I rated Lowe well enough to be an AB. Remember we were picking the likes of George Bridge above such players so theres no disputing a lot of bad decisions have been made by those last two coaches. Does a team like the ABs need a finicky winger who you have to adapt and change a lot of your style with to get benefit from? No, not really. But he still would have been a basic improvement on players like even Savea at the tail of his career, Bridge, and could even have converted into the answer of replacing Beauden at the back. Instead we persisted with NMS, Naholo, Havili, Reece, all players we would have cared even less about losing and all because Rieko had Lowe's number 11 jersey nailed down.


He was of course only 23 when he decided to leave, it was back in the beggining of the period they had started retaining players (from 2018 onwards I think, they came out saying theyre going to be more aggressive at some point). So he might, all of them, only just missed out.

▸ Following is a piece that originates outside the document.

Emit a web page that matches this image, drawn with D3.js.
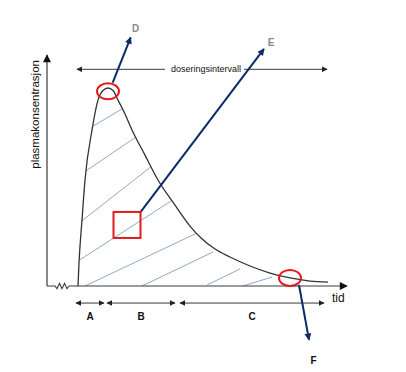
<!DOCTYPE html>
<html>
<head>
<meta charset="utf-8">
<script src="https://cdn.jsdelivr.net/npm/d3@7"></script>
<style>
  html, body { margin: 0; padding: 0; background: #fff; }
  svg { display: block; font-family: "Liberation Sans", Arial, sans-serif; }
</style>
</head>
<body>
<div id="chart"></div>
<script>
// concentration curve (time in h, concentration in arbitrary units)
var curveTime = [3.1, 3.2, 3.5, 3.8, 4.5, 5.1, 5.6, 6.1, 6.6, 7.1, 7.8, 8.5, 9.8, 11.1, 12.8, 14.3, 15.3, 16.8, 18.3, 20.3, 22.3, 24.3, 26.3, 28.1];
var curveConc = [0, 2.1, 6.0, 9.64, 14.18, 16.9, 17.77, 18.0, 17.77, 16.9, 15.64, 14.18, 11.9, 9.64, 7.36, 5.45, 4.45, 3.36, 2.64, 1.82, 1.18, 0.73, 0.45, 0.36];

// hatching under the curve: start time, start conc, end time, end conc
var hatchStartT = [3.8, 3.3, 2.8, 2.5, 3.8, 9.5, 16.0, 19.6];
var hatchStartC = [14.1, 10.1, 5.43, 1.92, 0, 0, 0.09, 0];
var hatchEndT = [8.8, 9.8, 11.8, 13.8, 15.8, 16.6, 19.3, 22.5];
var hatchEndC = [16.8, 14.1, 11.84, 8.54, 5.16, 3.09, 1.55, 0.82];

// phases under the time axis
var phaseLabels = ["A", "B", "C"];
var phaseStart = [2.9, 6.0, 13.3];
var phaseEnd = [5.7, 12.8, 27.7];

var doseInterval = [3.0, 28.0];

// annotation arrows: label, arrow start (t, c), arrow end (t, c), label position
var noteLabels = ["D", "E", "F"];
var noteStart = [[6.57, 18.48], [9.37, 6.73], [25.2, 0.09]];
var noteEnd = [[8.37, 22.6], [21.7, 21.55], [26.2, -4.9]];
var notePos = [[8.85, 23.4], [22.4, 22.1], [26.65, -6.8]];

var width = 406, height = 372;

var svg = d3.select("#chart").append("svg")
  .attr("width", width)
  .attr("height", height);

var x = d3.scaleLinear().domain([0, 30]).range([47, 347]);
var y = d3.scaleLinear().domain([0, 21]).range([286, 55]);

var axisCol = "#3a3a3a";
var navy = "#0c2a66";
var red = "#e3191c";

var defs = svg.append("defs");
function marker(id, col, w, h) {
  defs.append("marker")
    .attr("id", id)
    .attr("viewBox", "0 -5 10 10")
    .attr("refX", 9)
    .attr("refY", 0)
    .attr("markerUnits", "userSpaceOnUse")
    .attr("markerWidth", w)
    .attr("markerHeight", h)
    .attr("orient", "auto-start-reverse")
    .append("path")
    .attr("d", "M0,-5L10,0L0,5Z")
    .attr("fill", col);
}
marker("axisHead", "#111", 10, 8);
marker("smallHead", "#222", 6, 6);
marker("navyHead", navy, 7, 7);

var pts = curveTime.map(function(t, i) { return [t, curveConc[i]]; });

// clip area under the curve for the hatching
defs.append("clipPath").attr("id", "under")
  .append("path")
  .attr("d", d3.area()
    .x(function(d) { return x(d[0]); })
    .y0(y(0))
    .y1(function(d) { return y(d[1]); })
    .curve(d3.curveMonotoneX)(pts));

svg.append("g").attr("clip-path", "url(#under)")
  .selectAll(".hatch")
  .data(hatchStartT)
  .enter()
  .append("line")
  .attr("class", "hatch")
  .attr("x1", function(d, i) { return x(d); })
  .attr("y1", function(d, i) { return y(hatchStartC[i]); })
  .attr("x2", function(d, i) { return x(hatchEndT[i]); })
  .attr("y2", function(d, i) { return y(hatchEndC[i]); })
  .attr("stroke", "#8ea8cc")
  .attr("stroke-width", 1);

// axes
svg.append("line")
  .attr("x1", x(0)).attr("y1", y(0))
  .attr("x2", x(0)).attr("y2", y(21))
  .attr("stroke", axisCol).attr("stroke-width", 1.2)
  .attr("marker-end", "url(#axisHead)");

var zigT = [0, 0.8, 1.0, 1.25, 1.5, 1.75, 2.0, 2.2];
var zigC = [0, 0, -0.25, 0.25, -0.25, 0.25, -0.25, 0];
svg.append("path")
  .attr("d", d3.line()
    .x(function(d) { return x(d); })
    .y(function(d, i) { return y(zigC[i]); })(zigT))
  .attr("fill", "none")
  .attr("stroke", axisCol).attr("stroke-width", 1.1);

svg.append("line")
  .attr("x1", x(2.2)).attr("y1", y(0))
  .attr("x2", x(30)).attr("y2", y(0))
  .attr("stroke", axisCol).attr("stroke-width", 1.2)
  .attr("marker-end", "url(#axisHead)");

// concentration curve
svg.append("path")
  .attr("d", d3.line()
    .x(function(d) { return x(d[0]); })
    .y(function(d) { return y(d[1]); })
    .curve(d3.curveMonotoneX)(pts))
  .attr("fill", "none")
  .attr("stroke", "#333")
  .attr("stroke-width", 1.3);

// axis titles
svg.append("text")
  .attr("transform", "translate(" + x(-1.25) + "," + y(15.6) + ") rotate(-90)")
  .attr("text-anchor", "middle")
  .attr("dy", "0.35em")
  .attr("font-size", "11.5px")
  .attr("fill", "#111")
  .text("plasmakonsentrasjon");

svg.append("text")
  .attr("x", x(28.5))
  .attr("y", y(-1.45))
  .attr("font-size", "12px")
  .attr("fill", "#111")
  .text("tid");

// dosing interval arrow
var doseY = y(19.7);
var doseText = svg.append("text")
  .attr("x", x(15.9))
  .attr("y", doseY)
  .attr("dy", "0.35em")
  .attr("text-anchor", "middle")
  .attr("font-size", "9px")
  .attr("fill", "#111")
  .text("doseringsintervall");
var bb = doseText.node().getBBox();
svg.append("line")
  .attr("x1", bb.x - 6).attr("y1", doseY)
  .attr("x2", x(doseInterval[0])).attr("y2", doseY)
  .attr("stroke", axisCol).attr("stroke-width", 1)
  .attr("marker-end", "url(#smallHead)");
svg.append("line")
  .attr("x1", bb.x + bb.width + 3).attr("y1", doseY)
  .attr("x2", x(doseInterval[1])).attr("y2", doseY)
  .attr("stroke", axisCol).attr("stroke-width", 1)
  .attr("marker-end", "url(#smallHead)");

// phases A, B, C
var phaseY = y(-1.55);
svg.selectAll(".phase")
  .data(phaseLabels)
  .enter()
  .append("line")
  .attr("class", "phase")
  .attr("x1", function(d, i) { return x(phaseStart[i]); })
  .attr("x2", function(d, i) { return x(phaseEnd[i]); })
  .attr("y1", phaseY).attr("y2", phaseY)
  .attr("stroke", axisCol).attr("stroke-width", 1)
  .attr("marker-start", "url(#smallHead)")
  .attr("marker-end", "url(#smallHead)");

svg.selectAll(".phase-label")
  .data(phaseLabels)
  .enter()
  .append("text")
  .attr("class", "phase-label")
  .attr("x", function(d, i) { return x((phaseStart[i] + phaseEnd[i]) / 2); })
  .attr("y", y(-2.75))
  .attr("dy", "0.35em")
  .attr("text-anchor", "middle")
  .attr("font-size", "10px")
  .attr("font-weight", "bold")
  .attr("fill", "#111")
  .text(function(d) { return d; });

// navy annotation arrows
svg.selectAll(".note-arrow")
  .data(noteLabels)
  .enter()
  .append("line")
  .attr("class", "note-arrow")
  .attr("x1", function(d, i) { return x(noteStart[i][0]); })
  .attr("y1", function(d, i) { return y(noteStart[i][1]); })
  .attr("x2", function(d, i) { return x(noteEnd[i][0]); })
  .attr("y2", function(d, i) { return y(noteEnd[i][1]); })
  .attr("stroke", navy)
  .attr("stroke-width", 2)
  .attr("marker-end", "url(#navyHead)");

svg.selectAll(".note-label")
  .data(noteLabels)
  .enter()
  .append("text")
  .attr("class", "note-label")
  .attr("x", function(d, i) { return x(notePos[i][0]); })
  .attr("y", function(d, i) { return y(notePos[i][1]); })
  .attr("dy", "0.35em")
  .attr("text-anchor", "middle")
  .attr("font-size", "10px")
  .attr("font-weight", "bold")
  .attr("fill", function(d) { return d === "F" ? "#111" : "#8a8a8a"; })
  .text(function(d) { return d; });

// red markers: peak, tail, AUC square
svg.append("ellipse")
  .attr("cx", x(6.1)).attr("cy", y(17.7))
  .attr("rx", 11).attr("ry", 8)
  .attr("fill", "none").attr("stroke", red).attr("stroke-width", 2);
svg.append("ellipse")
  .attr("cx", x(24.3)).attr("cy", y(0.73))
  .attr("rx", 11).attr("ry", 8)
  .attr("fill", "none").attr("stroke", red).attr("stroke-width", 2);
svg.append("rect")
  .attr("x", x(8.0) - 13.5).attr("y", y(5.55) - 13)
  .attr("width", 27).attr("height", 26)
  .attr("fill", "none").attr("stroke", red).attr("stroke-width", 2);
</script>
</body>
</html>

The main point that Ed made is that situations like Lowe's, Aki's, JGP's, aren't going to happen in future. That's a bit of a "NZ" only problem, because those players need to reach such a high standard to be chosen by the All Blacks, were as a country like Ireland wants them a lot earlier like that. This is basically the 'ready in 3 years' concept Ireland relied on, versus the '5 years and they've left' concept' were that player is now ready to be chosen by the All Blacks (given a contract to play Super, ala SBW, and hopefully Manu).


The 'mercenary' thing that will take longer to expire, and which I was referring to, is the grandparents rule. The new kids coming through now aren't going to have as many gp born overseas, so the amount of players that can leave with a prospect of International rugby offer are going to drop dramatically at some point. All these kiwi fellas playing for a PI, is going to stop sadly.

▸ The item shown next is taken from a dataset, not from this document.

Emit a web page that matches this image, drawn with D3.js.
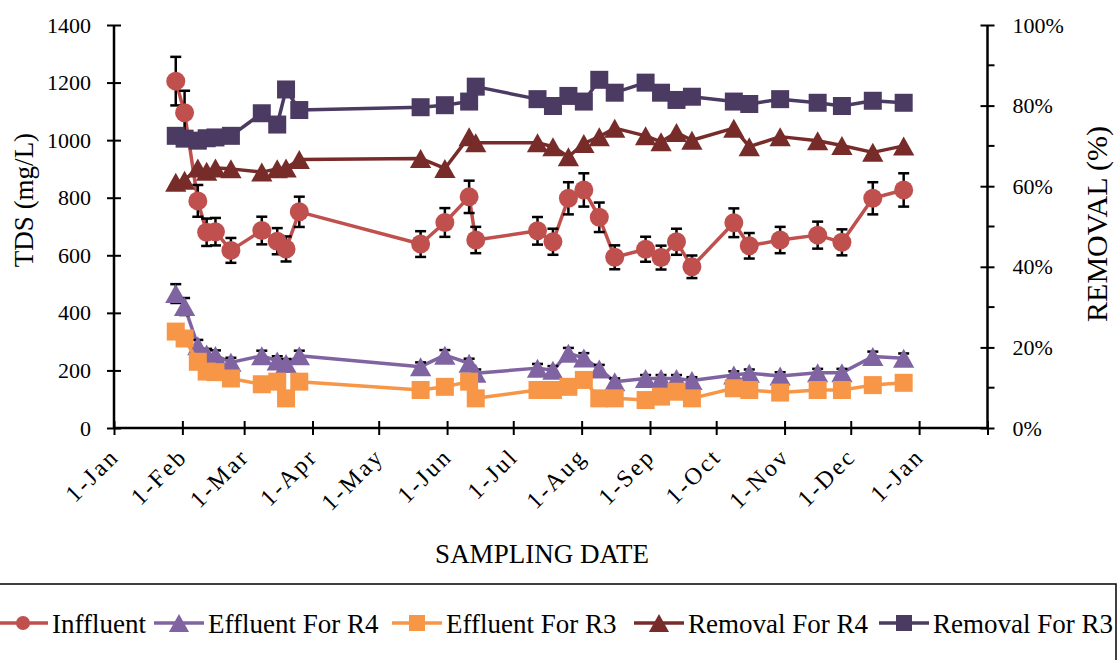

The new era problem that will replace those old concerns is now French and Japanese clubs (doing the same as NRL teams have done for decades by) picking kids out of school. The problem here is not so much a national identity one, than it is a farm system where 9 in 10 players are left with nothing. A stunted education and no support in a foreign country (well they'll get kicked out of those countries were they don't in Australia).


It's the same sort of situation were NZ would be the big guy, but there weren't many downsides with it. The only one I can think was brought up but a poster on this site, I can't recall who it was, but he seemed to know a lot of kids coming from the Islands weren't really given the capability to fly back home during school xms holidays etc. That is probably something that should be fixed by the union. Otherwise getting someone like Fakatava over here for his last year of school definitely results in NZ being able to pick the cherries off the top but it also allows that player to develop and be able to represent Tonga and under age and possibly even later in his career. Where as a kid being taken from NZ is arguably going to be worse off in every respect other than perhaps money. Not going to develop as a person, not going to develop as a player as much, so I have a lotof sympathy for NZs case that I don't include them in that group but I certainly see where you're coming from and it encourages other countries to think they can do the same while not realising they're making a much worse experience/situation.